Walid Raad Artist Talk: Wednesday, October 11, 7 – 8pm

“Sweet Talk: Commissions (Beirut 1994)“ Exhibition:  October 12 – December 9, 2017
Audain Gallery:  Goldcorp Centre for the Arts, 149 West Hastings Street

Walid Raad in Conversation with Jayce Salloum on Beirut Tuesday, October 10, 7pm
Walid Raad’s work engages how forms of violence affect bodies, minds and culture.
Moreover, it queries the instability of documents, the role of memory and narrative in
conflict discourses, and the construction of histories in the face of ongoing
catastrophe. Raad’s practice includes photography, video, sculpture, and
performance, and relies on formal and conceptual conventions borrowed from
investigative journalism, documentary, narrative fiction, and comedy.
Raad’s Sweet Talk is an ongoing set of self-assigned photographic commissions that
look at the city of Beirut through thousands of negatives and digital files produced
since the mid-1980s. Since the end of the Lebanese wars (approximately 1975-
1991), Beirut’s ravaged downtown has been under reconstruction. In 1994, a
Lebanese company for the development of Beirut Central District was established,
launching the largest urban redevelopment project of the 1990s.
The works in Sweet Talk: Commissions (Beirut 1994) present images – preserved
referents – from Raad’s self-assigned commissions to consider the persistence of
ruins and effects of the war through the city’s redevelopment. The works at the
Audain Gallery present Beirut as shifting and transitory, rising and falling. They
unfold, double and mirror to reveal images of a city that is haunted psychologically
and materially. In theorist/artist Jalal Toufic’s words, ruins are “places haunted by the
living who inhabit them”; they are “anachronistic”, “resist the passage of time”, and
point to a “labyrinthine temporality”. Sweet Talk offers a way to think through to
Vancouver’s continuous expansion that elides its traditions pre-city. Raad undertook
research in Vancouver as part of his 2016 SFU Audain Visual Artist in Residence.
Raad was born in Chbanieh, Lebanon and works in New York where he is Professor
of Art in The Cooper Union. Solo exhibitions include the Louvre, Paris; Museum of
Modern Art, New York; Kunsthalle Zurich; Whitechapel Art Gallery, London; and
Hamburger Bahnhof, Berlin. His works have been shown in Documenta, Venice
Biennale, Whitney Biennial, Sao Paulo Bienale, Istanbul Biennial, and Homeworks.
He is a member of the Home Workspace Program in Beirut and The Gulf Labor
Coalition. 

Curated by Melanie O’Brian. Co-presented by SFU Galleries and SFU’s School for
the Contemporary Arts where Raad is Audain Visual Artist in Residence (AVAIR) 2016/2017.
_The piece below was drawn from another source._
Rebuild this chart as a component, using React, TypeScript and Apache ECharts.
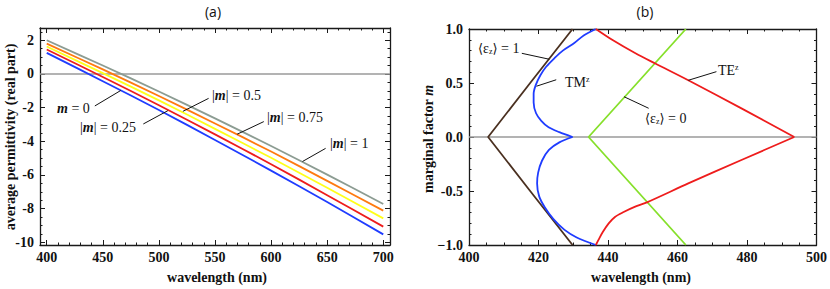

Jalal Toufic is a thinker and a mortal to death. He was born in 1962 in Beirut or
Baghdad and died before dying in 1989 in Evanston, Illinois. He was most recently a
participant in the Sharjah Biennial 11, the 9th Shanghai Biennale, Documenta 13, Art
in the Auditorium III (Whitechapel Gallery) and Six Lines of Flight (SF MOMA). In
2011, he was a guest of the Artists-in-Berlin Program of the DAAD.
Jayce Salloum has worked in installation, photography, video, performance and text
since 1978, as well as curating and coordinating a vast array of cultural projects. He
lives and works in Vancouver on unceded Musqueam, Squamish and Tsleil-Waututh
land. His practice exists within and between the personal, quotidian, local and the
trans-national. It aligns with social and political struggles through an intimate
subjectivity and discursive challenge by engaging the personal, reconsidering
notions of identity, community, history, boundaries, exile, the nation/state, and
resistance.

Jeff O’Brien is an art historian completing his PhD at UBC, where he is also a Liu
Scholar at the Liu Institute for Global Issues. His research explores the work of
contemporary artists who, in response to the protracted 1975-1991 civil war(s) in
Lebanon and al-Nakba in Palestine, construct counter-archives to make visible
disappeared and displaced populations.